--- Exercise brief ---
Only the lines from the top of the listing below to the line that has "bin_width = 0.005" should be echoed, with both ends kept and pictures left out.

--- Data lines ---
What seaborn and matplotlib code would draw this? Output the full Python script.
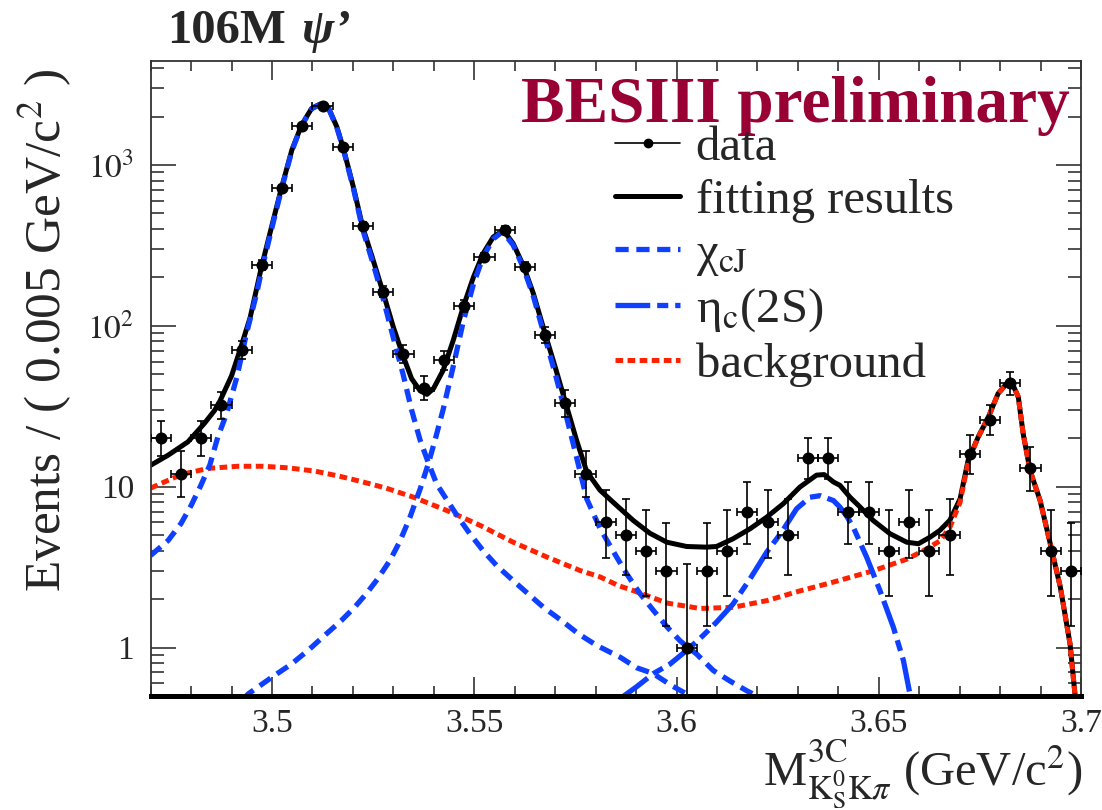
import math
import numpy as np
import pandas as pd
import matplotlib
matplotlib.use("Agg")
import matplotlib.pyplot as plt
import seaborn as sns
from matplotlib.lines import Line2D
from matplotlib.ticker import MultipleLocator, LogLocator, FixedLocator, NullFormatter

# ---------------- data ----------------
bin_centers = [3.4725, 3.4775, 3.4825, 3.4875, 3.4925, 3.4975, 3.5025, 3.5075, 3.5125, 3.5175,
               3.5225, 3.5275, 3.5325, 3.5375, 3.5425, 3.5475, 3.5525, 3.5575, 3.5625, 3.5675,
               3.5725, 3.5775, 3.5825, 3.5875, 3.5925, 3.5975, 3.6025, 3.6075, 3.6125, 3.6175,
               3.6225, 3.6275, 3.6325, 3.6375, 3.6425, 3.6475, 3.6525, 3.6575, 3.6625, 3.6675,
               3.6725, 3.6775, 3.6825, 3.6875, 3.6925, 3.6975]
counts = [20, 12, 20, 32, 71, 239, 720, 1747, 2325, 1294,
          418, 163, 67, 41, 61, 133, 268, 395, 233, 88,
          33, 12, 6, 5, 4, 3, 1, 3, 4, 7,
          6, 5, 15, 15, 7, 7, 4, 6, 4, 5,
          16, 26, 44, 13, 4, 3]
bin_width = 0.005

fit_x = [3.4700, 3.4743, 3.4792, 3.4833, 3.4858, 3.4871, 3.4900, 3.4921, 3.4946, 3.4974,
         3.5003, 3.5024, 3.5049, 3.5073, 3.5098, 3.5119, 3.5139, 3.5160, 3.5176, 3.5201,
         3.5224, 3.5250, 3.5274, 3.5300, 3.5324, 3.5345, 3.5366, 3.5383, 3.5399, 3.5423,
         3.5448, 3.5473, 3.5498, 3.5522, 3.5547, 3.5572, 3.5596, 3.5621, 3.5646, 3.5675,
         3.5700, 3.5724, 3.5753, 3.5778, 3.5811, 3.5852, 3.5893, 3.5934, 3.5976, 3.6025,
         3.6074, 3.6099, 3.6140, 3.6182, 3.6223, 3.6264, 3.6305, 3.6346, 3.6365, 3.6388,
         3.6404, 3.6429, 3.6454, 3.6486, 3.6528, 3.6569, 3.6598, 3.6627, 3.6651, 3.6676,
         3.6701, 3.6721, 3.6746, 3.6771, 3.6795, 3.6816, 3.6832, 3.6845, 3.6857, 3.6874,
         3.6899, 3.6924, 3.6949, 3.6973, 3.6985, 3.6990]
fit_y = [13.6, 15.7, 19.0, 24.8, 29.8, 34.0, 49.0, 71.0, 113, 233,
         454, 731, 1238, 1771, 2250, 2393, 2280, 1730, 1274, 731,
         412, 256, 163, 98, 65, 47, 39.5, 37.5, 40.7, 52.9,
         81.3, 132, 201, 282, 357, 393, 325, 238, 159, 89.5,
         55.5, 34.4, 19.4, 12.4, 9.5, 7.65, 6.17, 5.14, 4.52, 4.25,
         4.21, 4.25, 4.75, 5.48, 6.47, 7.84, 9.95, 11.8, 11.9, 10.7,
         10.2, 8.6, 7.47, 6.17, 5.1, 4.52, 4.42, 4.86, 5.35, 6.2,
         8.4, 14.6, 20.4, 27.1, 37.9, 43.7, 42.7, 36.1, 21.4, 12.6,
         8.2, 4.42, 2.37, 1.05, 0.515, 0.45]

chic1_x = [3.4700, 3.4743, 3.4775, 3.4800, 3.4824, 3.4846, 3.4866, 3.4888, 3.4913, 3.4937,
           3.4962, 3.4974, 3.5003, 3.5024, 3.5049, 3.5073, 3.5098, 3.5119, 3.5139, 3.5160,
           3.5176, 3.5201, 3.5224, 3.5250, 3.5274, 3.5300, 3.5324, 3.5345, 3.5366, 3.5386,
           3.5407, 3.5428, 3.5460, 3.5489, 3.5522, 3.5555, 3.5596, 3.5633, 3.5671, 3.5716,
           3.5757, 3.5803, 3.5861, 3.5901, 3.5942, 3.5988, 3.6025, 3.6040]
chic1_y = [3.74, 4.63, 5.91, 7.65, 10.2, 13.6, 20.4, 28.6, 48, 90,
           159, 220, 440, 717, 1225, 1758, 2237, 2380, 2267, 1717,
           1261, 718, 398, 243, 150, 84, 50, 30, 19.5, 14.2,
           10.4, 8.6, 6.47, 5.1, 4.0, 3.24, 2.61, 2.16, 1.78, 1.47,
           1.22, 1.03, 0.87, 0.75, 0.69, 0.58, 0.515, 0.49]

chic2_x = [3.4930, 3.4941, 3.4998, 3.5048, 3.5089, 3.5130, 3.5171, 3.5204, 3.5233, 3.5262,
           3.5292, 3.5316, 3.5341, 3.5366, 3.5386, 3.5403, 3.5423, 3.5448, 3.5473,
           3.5498, 3.5522, 3.5547, 3.5570, 3.5596, 3.5621, 3.5646, 3.5675, 3.5700, 3.5724,
           3.5753, 3.5778, 3.5811, 3.5852, 3.5877, 3.5910, 3.5943, 3.5977, 3.6009, 3.6050,
           3.6091, 3.6132, 3.6173, 3.6206]
chic2_y = [0.48, 0.515, 0.65, 0.79, 0.96, 1.19, 1.47, 1.78, 2.16, 2.69,
           3.5, 4.57, 6.46, 9.66, 13.8, 19.5, 30.2, 56, 107,
           182, 269, 347, 386, 318, 231, 153, 84, 50.5, 29.8,
           15.2, 8.4, 5.5, 3.65, 2.87, 2.16, 1.7, 1.34, 1.1, 0.91,
           0.72, 0.62, 0.54, 0.49]

etac_x = [3.5860, 3.5901, 3.5943, 3.5984, 3.6025, 3.6066, 3.6099, 3.6140, 3.6182, 3.6223,
          3.6260, 3.6297, 3.6330, 3.6355, 3.6388, 3.6404, 3.6420, 3.6437, 3.6470, 3.6503,
          3.6536, 3.6561, 3.6577, 3.6582]
etac_y = [0.48, 0.57, 0.69, 0.79, 0.96, 1.19, 1.44, 1.87, 2.68, 3.92,
          5.22, 7.3, 8.6, 8.8, 8.2, 7.47, 6.6, 5.6, 3.65, 2.26,
          1.34, 0.83, 0.515, 0.47]

bkg_x = [3.4700, 3.4775, 3.4842, 3.4916, 3.4978, 3.5040, 3.5106, 3.5168, 3.5225, 3.5282,
         3.5350, 3.5433, 3.5515, 3.5596, 3.5680, 3.5762, 3.5811, 3.5856, 3.5893, 3.5977,
         3.6058, 3.6140, 3.6224, 3.6305, 3.6387, 3.6486, 3.6570, 3.6610, 3.6651, 3.6676,
         3.6701, 3.6721, 3.6746, 3.6771, 3.6795, 3.6816, 3.6832, 3.6845, 3.6857, 3.6874,
         3.6899, 3.6924, 3.6949, 3.6973, 3.6985, 3.6990]
bkg_y = [9.8, 11.9, 13.0, 13.4, 13.4, 13.1, 12.5, 11.6, 10.7, 9.8,
         8.6, 7.1, 5.74, 4.52, 3.65, 3.01, 2.75, 2.43, 2.26, 1.89,
         1.75, 1.78, 1.96, 2.25, 2.55, 3.0, 3.55, 4.0, 4.6, 5.6,
         8.0, 14.2, 20.4, 27.1, 37.9, 43.7, 42.7, 36.1, 21.4, 12.6,
         8.2, 4.42, 2.37, 1.05, 0.515, 0.45]

x_ticks = [3.5, 3.55, 3.6, 3.65, 3.7]
x_tick_labels = ["3.5", "3.55", "3.6", "3.65", "3.7"]
y_ticks = [1, 10, 100, 1000]
y_tick_labels = ["1", "10", r"$10^{2}$", r"$10^{3}$"]

legend_labels = ["data", "fitting results", "\u03c7$_{\\mathrm{cJ}}$",
                 "\u03b7$_{\\mathrm{c}}$(2S)", "background"]


# ------------- Poisson (Garwood) 68% intervals -------------
def pois_cdf(k, mu):
    if k < 0:
        return 0.0
    lm = math.log(mu)
    s = 0.0
    for i in range(k + 1):
        s += math.exp(-mu + i * lm - math.lgamma(i + 1))
    return min(s, 1.0)


def garwood(n, alpha=0.158655):
    lo, hi = float(n), n + 10 * math.sqrt(n + 1) + 10
    for _ in range(60):
        mid = 0.5 * (lo + hi)
        if pois_cdf(n, mid) > alpha:
            lo = mid
        else:
            hi = mid
    up = 0.5 * (lo + hi)
    if n == 0:
        return 0.0, up
    lo, hi = 1e-9, float(n)
    for _ in range(60):
        mid = 0.5 * (lo + hi)
        if 1.0 - pois_cdf(n - 1, mid) < alpha:
            lo = mid
        else:
            hi = mid
    return 0.5 * (lo + hi), up


err_lo, err_hi = [], []
for n in counts:
    l, u = garwood(n)
    err_lo.append(n - l)
    err_hi.append(u - n)

df = pd.DataFrame({"m": bin_centers, "n": counts})

# ---------------- style ----------------
sns.set_style("ticks")
plt.rcParams.update({
    "font.family": ["Liberation Serif", "DejaVu Serif"],
    "mathtext.fontset": "stix",
    "lines.scale_dashes": False,
})

W, H = 1102, 810
fig = plt.figure(figsize=(W / 100, H / 100), dpi=100)
L, R, T, B = 150.7, 1081, 61, 696
ax = fig.add_axes([L / W, 1 - B / H, (R - L) / W, (B - T) / H])
ax.set_yscale("log")
ax.set_xlim(3.47, 3.70)
ax.set_ylim(0.5, 4430)

blue = "#1040ff"
red = "#ff2200"

# total fit
sns.lineplot(x=fit_x, y=fit_y, ax=ax, color="black", lw=3.6, sort=False)
# background
sns.lineplot(x=bkg_x, y=bkg_y, ax=ax, color=red, lw=3.6, sort=False,
             linestyle=(0, (5.5, 3.2)))
# chi_cJ
sns.lineplot(x=chic1_x, y=chic1_y, ax=ax, color=blue, lw=3.8, sort=False,
             linestyle=(0, (9.5, 5.5)))
sns.lineplot(x=chic2_x, y=chic2_y, ax=ax, color=blue, lw=3.8, sort=False,
             linestyle=(0, (9.5, 5.5)))
# eta_c(2S)
sns.lineplot(x=etac_x, y=etac_y, ax=ax, color=blue, lw=3.8, sort=False,
             linestyle=(0, (25, 5, 8, 5)))

# data with error bars
ax.errorbar(df["m"], df["n"], yerr=[err_lo, err_hi], xerr=bin_width / 2,
            fmt="none", ecolor="black", elinewidth=1.2, capsize=3, capthick=1.2, zorder=5)
sns.scatterplot(data=df, x="m", y="n", ax=ax, color="black", s=75, edgecolor="black",
                linewidth=0, zorder=6)

# ---------------- axes ----------------
for s in ["top", "left", "right"]:
    ax.spines[s].set_linewidth(1.3)
    ax.spines[s].set_color("#333333")
ax.spines["bottom"].set_linewidth(3.6)
ax.spines["bottom"].set_color("black")

ax.xaxis.set_major_locator(FixedLocator(x_ticks))
ax.set_xticklabels(x_tick_labels)
ax.xaxis.set_minor_locator(MultipleLocator(0.01))
ax.yaxis.set_major_locator(FixedLocator(y_ticks))
ax.set_yticklabels(y_tick_labels)
ax.yaxis.set_minor_locator(LogLocator(base=10, subs=range(2, 10)))
ax.yaxis.set_minor_formatter(NullFormatter())

ax.tick_params(which="both", direction="in", top=True, right=True, color="#333333", width=1.2)
ax.tick_params(axis="x", which="major", length=14, pad=9, labelsize=24)
ax.tick_params(axis="x", which="minor", length=7.5)
ax.tick_params(axis="y", which="major", length=18, pad=12, labelsize=24)
ax.tick_params(axis="y", which="minor", length=9.5)
ax.set_xlabel("")
ax.set_ylabel("")


def fx(x):
    return x / W


def fy(y):
    return 1 - y / H


# texts
fig.text(fx(45), fy(330), "Events / ( 0.005 GeV/c$^{2}$ )", rotation=90,
         ha="center", va="center", fontsize=37)
fig.text(fx(1082), fy(786), r"M$^{\mathrm{3C}}_{\mathrm{K^{0}_{S}K}\pi}$ (GeV/c$^{2}$)",
         ha="right", va="baseline", fontsize=35)
fig.text(fx(167), fy(43), "106M", fontsize=35, fontweight="bold", ha="left", va="baseline")
fig.text(fx(302), fy(43), "\u03c8\u2019", fontsize=35, fontweight="bold", fontstyle="italic",
         ha="left", va="baseline")
fig.text(fx(1070), fy(122), "BESIII preliminary", fontsize=47, fontweight="bold",
         color="#990033", ha="right", va="baseline")

# legend
handles = [
    Line2D([], [], color="black", lw=1.2, marker="o", ms=6),
    Line2D([], [], color="black", lw=3.6),
    Line2D([], [], color=blue, lw=3.8, linestyle=(0, (9.5, 5.5))),
    Line2D([], [], color=blue, lw=3.8, linestyle=(0, (25, 5, 8, 5))),
    Line2D([], [], color=red, lw=3.6, linestyle=(0, (5.5, 3.2))),
]
fig.legend(handles, legend_labels, loc="upper left",
           bbox_to_anchor=(fx(615), fy(126)), bbox_transform=fig.transFigure,
           frameon=False, fontsize=35, handlelength=1.34, handletextpad=0.32,
           labelspacing=0.18, borderpad=0, borderaxespad=0)

fig.savefig("out.png", dpi=100)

--- Task answer ---
What seaborn and matplotlib code would draw this? Output the full Python script.
import math
import numpy as np
import pandas as pd
import matplotlib
matplotlib.use("Agg")
import matplotlib.pyplot as plt
import seaborn as sns
from matplotlib.lines import Line2D
from matplotlib.ticker import MultipleLocator, LogLocator, FixedLocator, NullFormatter

# ---------------- data ----------------
bin_centers = [3.4725, 3.4775, 3.4825, 3.4875, 3.4925, 3.4975, 3.5025, 3.5075, 3.5125, 3.5175,
               3.5225, 3.5275, 3.5325, 3.5375, 3.5425, 3.5475, 3.5525, 3.5575, 3.5625, 3.5675,
               3.5725, 3.5775, 3.5825, 3.5875, 3.5925, 3.5975, 3.6025, 3.6075, 3.6125, 3.6175,
               3.6225, 3.6275, 3.6325, 3.6375, 3.6425, 3.6475, 3.6525, 3.6575, 3.6625, 3.6675,
               3.6725, 3.6775, 3.6825, 3.6875, 3.6925, 3.6975]
counts = [20, 12, 20, 32, 71, 239, 720, 1747, 2325, 1294,
          418, 163, 67, 41, 61, 133, 268, 395, 233, 88,
          33, 12, 6, 5, 4, 3, 1, 3, 4, 7,
          6, 5, 15, 15, 7, 7, 4, 6, 4, 5,
          16, 26, 44, 13, 4, 3]
bin_width = 0.005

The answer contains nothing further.